PROBLEM DESCRIPTION:
Where the word "chart" occurs in a line, return that line.

DATA SEGMENT:
━━━━━━━━
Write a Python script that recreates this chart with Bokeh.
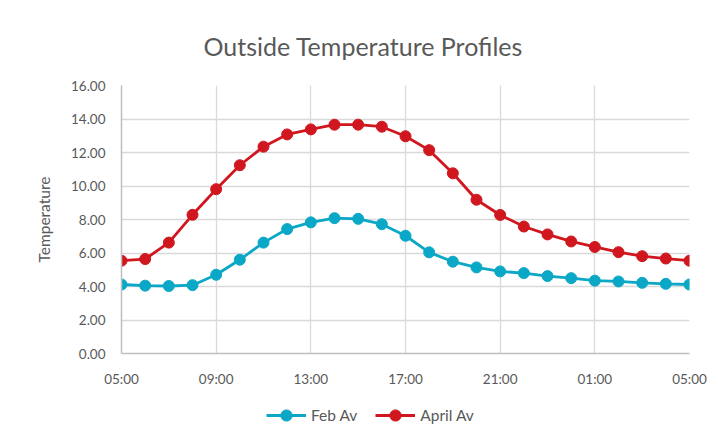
from bokeh.plotting import figure
from bokeh.layouts import column
from bokeh.models import FixedTicker, Range1d, Legend, LegendItem, Title, NumeralTickFormatter
from bokeh.embed import file_html
from bokeh.resources import INLINE

hours = ["05:00", "06:00", "07:00", "08:00", "09:00", "10:00", "11:00", "12:00",
         "13:00", "14:00", "15:00", "16:00", "17:00", "18:00", "19:00", "20:00",
         "21:00", "22:00", "23:00", "00:00", "01:00", "02:00", "03:00", "04:00", "05:00"]
feb_av = [4.12, 4.05, 4.03, 4.08, 4.70, 5.60, 6.62, 7.43, 7.83, 8.08, 8.04, 7.72, 7.03,
          6.04, 5.48, 5.14, 4.90, 4.80, 4.62, 4.50, 4.35, 4.30, 4.22, 4.16, 4.12]
april_av = [5.54, 5.64, 6.62, 8.28, 9.81, 11.24, 12.35, 13.08, 13.38, 13.66, 13.66, 13.54,
            12.97, 12.14, 10.76, 9.18, 8.27, 7.58, 7.11, 6.69, 6.36, 6.05, 5.81, 5.67, 5.54]
series_names = ["Feb Av", "April Av"]
tick_positions = [0, 4, 8, 12, 16, 20, 24]
y_ticks = [0, 2, 4, 6, 8, 10, 12, 14, 16]

x = list(range(len(hours)))
FONT = "Lato"
GREY = "#595959"
TEAL = "#0AA8C6"
RED = "#D0161E"

W = 717
H_MAIN = 390
H_LEG = 36

p = figure(width=W, height=H_MAIN, output_backend="svg", toolbar_location=None,
           x_range=Range1d(0, 24), y_range=Range1d(0, 16),
           min_border_left=121, min_border_right=28, min_border_top=85,
           min_border_bottom=H_MAIN - 353)
p.outline_line_color = None
p.background_fill_color = "white"
p.border_fill_color = "white"

t = Title(text="Outside Temperature Profiles", align="left", text_font=FONT,
          text_font_size="25px", text_font_style="normal", text_color=GREY,
          offset=82, standoff=50)
p.add_layout(t, "above")

p.xaxis.ticker = FixedTicker(ticks=tick_positions)
p.xaxis.major_label_overrides = {i: hours[i] for i in tick_positions}
p.yaxis.ticker = FixedTicker(ticks=y_ticks)
p.yaxis.formatter = NumeralTickFormatter(format="0.00")

for ax in (p.xaxis, p.yaxis):
    ax.major_tick_line_color = None
    ax.minor_tick_line_color = None
    ax.major_tick_out = 0
    ax.major_tick_in = 0
    ax.axis_line_color = "#BFBFBF"
    ax.axis_line_width = 1.5
    ax.major_label_text_font = FONT
    ax.major_label_text_font_size = "13.5px"
    ax.major_label_text_color = GREY

p.xaxis.major_label_standoff = 17
p.yaxis.major_label_standoff = 16
p.yaxis.axis_label = "Temperature"
p.yaxis.axis_label_text_font = FONT
p.yaxis.axis_label_text_font_size = "15.5px"
p.yaxis.axis_label_text_font_style = "normal"
p.yaxis.axis_label_text_color = GREY
p.yaxis.axis_label_standoff = 15

p.xgrid.grid_line_color = "#D9D9D9"
p.ygrid.grid_line_color = "#D9D9D9"
p.xgrid.grid_line_width = 1.3
p.ygrid.grid_line_width = 1.3

p.line(x, feb_av, line_color=TEAL, line_width=2.8)
p.scatter(x, feb_av, size=11, fill_color=TEAL, line_color=TEAL)
p.line(x, april_av, line_color=RED, line_width=2.8)
p.scatter(x, april_av, size=11, fill_color=RED, line_color=RED)

# legend strip below the chart (its own renderers sit outside its visible range)
q = figure(width=W, height=H_LEG, output_backend="svg", toolbar_location=None,
           x_range=Range1d(-100, -99), y_range=Range1d(-100, -99),
           min_border_left=121, min_border_right=28, min_border_top=0, min_border_bottom=0)
q.axis.visible = False
q.grid.visible = False
q.outline_line_color = None
q.border_fill_color = "white"
q.background_fill_color = "white"
lf = q.line(x, feb_av, line_color=TEAL, line_width=2.8)
cf = q.scatter(x, feb_av, size=11, fill_color=TEAL, line_color=TEAL)
la = q.line(x, april_av, line_color=RED, line_width=2.8)
ca = q.scatter(x, april_av, size=11, fill_color=RED, line_color=RED)

legend = Legend(items=[LegendItem(label=series_names[0], renderers=[lf, cf]),
                       LegendItem(label=series_names[1], renderers=[la, ca])],
                orientation="horizontal", location=(145, -3),
                glyph_width=40, glyph_height=28, label_height=14, label_standoff=5, spacing=18,
                padding=0, margin=0, border_line_color=None, background_fill_alpha=0,
                label_text_font=FONT, label_text_font_size="15.5px", label_text_color=GREY)
q.add_layout(legend, "center")

layout = column(p, q, spacing=0)
open("out.html", "w").write(file_html(layout, INLINE))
━━━━━━━━
RESULT:
Write a Python script that recreates this chart with Bokeh.
# legend strip below the chart (its own renderers sit outside its visible range)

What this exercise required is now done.